I thought "Crash" was a very good movie and I am going to see "Brokeback" and give it a fair shot (although somehow I doubt the subject of same sex love between lonely ‘pokes on the range will be focused on at the Cowboy Poetry Festival in Elko, Nevada this week). I agree the other movies listed are probably propaganda vehicles for their directors and writers (and generally Hollywood does have its head up its collective ass) – but I will probably check them out on DVD. The Academy Awards are heading down the same road as the Miss America Pageant, but least Murderball got nominated in the documentary category.
But calling you ‘Andypoo,’ where did that come from? It is something John Waters would put in one of his movies."
I don’t know where the "Andypoo" thing came from. People who don’t know me (and my dad) call me "Andy." Somehow they think it’s an insult (except for my dad who has used it since I was in diapers). But I’ve always been an Andrew to everyone else, which came in handy when I dated an Andy. I have to say I liked "Crash" a lot, and as readers may recall, was underwhelmed by "Brokeback." As for "Good Night .." or "Munich," I haven’t seen them yet, and my fiance nags me about it. I tell him I may get too irritated – anyone who knows me knows I’m no fan of Tony Kushner’s politics and have made a point of noting the real communist credentials of many in the black-listed Hollywood years. Still I’ll see the movies on DVD at least. Kushner may be irritating, but he’s not stupid. And any exploration of the moral dilemmas of countering terrorism is worth our time right now. The only films I really won’t sit through are anything by Oliver Stone or Michael Moore. They’re liars and propagandists. Even then, I forced myself through "Fahrenheit 9/11." And heckled it.

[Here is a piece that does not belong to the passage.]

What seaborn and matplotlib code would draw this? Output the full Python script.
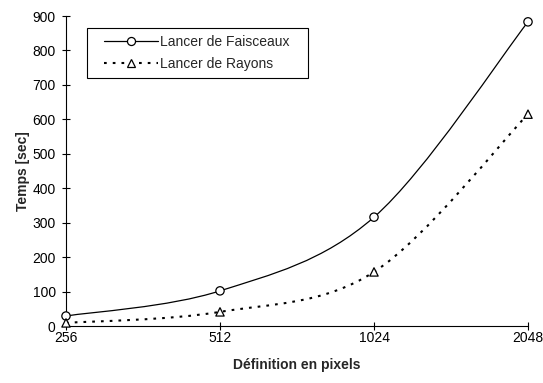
import matplotlib
matplotlib.use("Agg")
import matplotlib.pyplot as plt
from matplotlib.path import Path
from matplotlib.patches import PathPatch
from matplotlib.lines import Line2D
from matplotlib.legend_handler import HandlerLine2D
import seaborn as sns
import pandas as pd
import numpy as np

resolutions = ["256", "512", "1024", "2048"]
faisceaux = [29, 102, 316, 883]
rayons = [9, 41, 157, 615]
y_ticks = [0, 100, 200, 300, 400, 500, 600, 700, 800, 900]

sns.set_theme(style="ticks")
plt.rcParams["font.family"] = ["Liberation Sans", "DejaVu Sans"]

df = pd.DataFrame({
    "pos": list(range(len(resolutions))) * 2,
    "temps": faisceaux + rayons,
    "serie": ["Lancer de Faisceaux"] * 4 + ["Lancer de Rayons"] * 4,
})

fig = plt.figure(figsize=(5.43, 3.83), dpi=100)
ax = fig.add_axes([66 / 543, 1 - 326 / 383, (528 - 66) / 543, (326 - 16) / 383])


def smooth_path(xs, ys):
    pts = np.column_stack([xs, ys]).astype(float)
    n = len(pts)
    verts = [pts[0]]
    codes = [Path.MOVETO]
    for i in range(n - 1):
        p_prev = pts[i - 1] if i > 0 else pts[i]
        p_next2 = pts[i + 2] if i + 2 < n else pts[i + 1]
        c1 = pts[i] + (pts[i + 1] - p_prev) / 6
        c2 = pts[i + 1] - (p_next2 - pts[i]) / 6
        verts += [c1, c2, pts[i + 1]]
        codes += [Path.CURVE4] * 3
    return Path(verts, codes)


DOT = (0, (1.3, 2.9))
styles = {
    "Lancer de Faisceaux": dict(ls="-", lw=0.9),
    "Lancer de Rayons": dict(ls=DOT, lw=1.5),
}

for name, sub in df.groupby("serie", sort=False):
    st = styles[name]
    patch = PathPatch(smooth_path(sub["pos"].values, sub["temps"].values),
                      facecolor="none", edgecolor="black", lw=st["lw"],
                      linestyle=st["ls"], zorder=2, clip_on=False)
    ax.add_patch(patch)

sns.scatterplot(data=df, x="pos", y="temps", style="serie",
                markers={"Lancer de Faisceaux": "o", "Lancer de Rayons": "^"},
                color="white", edgecolor="black", linewidth=0.9, s=36,
                ax=ax, legend=False, zorder=3, clip_on=False)

ax.set_xlim(0, 3)
ax.set_ylim(0, 900)
ax.set_xticks(range(len(resolutions)))
ax.set_xticklabels(resolutions)
ax.set_yticks(y_ticks)
ax.tick_params(axis="both", direction="inout", length=5.8, width=0.8, color="black",
               labelsize=10, labelcolor="black")
ax.tick_params(axis="x", pad=1.0)
ax.tick_params(axis="y", pad=4.5)
for s in ["top", "right"]:
    ax.spines[s].set_visible(False)
for s in ["left", "bottom"]:
    ax.spines[s].set_color("black")
    ax.spines[s].set_linewidth(0.8)

ax.set_xlabel("Définition en pixels", fontsize=10, fontweight="bold", labelpad=9)
ax.set_ylabel("Temps [sec]", fontsize=10, fontweight="bold", labelpad=1.5)

handles = [
    Line2D([], [], color="black", lw=0.9, ls="-", marker="o", markersize=5.8,
           markerfacecolor="white", markeredgecolor="black", markeredgewidth=0.9),
    Line2D([], [], color="black", lw=1.5, ls=DOT, marker="^", markersize=5.8,
           markerfacecolor="white", markeredgecolor="black", markeredgewidth=0.9),
]
hm = {h: HandlerLine2D(xpad=0.75) for h in handles}
leg = ax.legend(handles, ["Lancer de Faisceaux   ", "Lancer de Rayons   "],
                handler_map=hm,
                loc="upper left", bbox_to_anchor=(21 / 462, 1 - 12 / 310),
                fontsize=10, frameon=True, fancybox=False, edgecolor="black",
                framealpha=1, handlelength=4.6, borderpad=0.5, labelspacing=0.6,
                handletextpad=0.15, borderaxespad=0)
leg.get_frame().set_linewidth(0.8)

fig.savefig("out.png", dpi=100)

Conservatives and the Oscars
Every now and again, you hear how so many feel. A reader writes:
"Sorry to interrupt your daily diatribe against Bush while you ingratiate yourself to your new MSM masters, but did you catch the Oscar nominations? 8 for "Bareback Mounting", you know the gay cowboy movie? Have you heard of it? Well, I just checked the box office totals for this movie (that has been hyped to the gills by every gay shill in the media, including you, which is a considerable since most gays gravitate to the entertainment industry). Guess what: it fell fourteen percent last weekend.
And get this: the five best movie nominees, Capote (gay nihilist), Syrianna (US sucks and is corrupt), Brokeback Mountain (gay cowboys, uuuhhhh, yeah, right), Good Night and Good Luck (conservatives suck and there were never communists in the government no matter what those pesky Venona Papers say), Munich (hey, terrorists have feelings too), and Crash (LA is full of racist whiteys) have grossed a total of $186,000,000. That’s $75 million less than Narnia. Good call Hollywood. Nominate 5 movies that nobody has seen or cares about. And you and the rest of your idiot friends wonder why nobody is going to the movies.
I’ve said it before and I’ll say it again Andypoo: keep it up. Live in your fantasy world and keep pissing off the rest of us bumpkins. And we’ll keep solidly supporting anybody but you idiot liberals. And BTW, stop with the conservative nonsense. You aren’t one and we don’t appreciate you posing as one and pretending you represent us. Any moron who would vote for Kerry deserves to have to sit through two hours of that mindless and nonsensical RumpWrangler Mounting.
Er, thanks.
How much?
Veronique de Rugy, my favorite budget-cruncher, adds up how much of your money the president vowed to spend last night. Oy.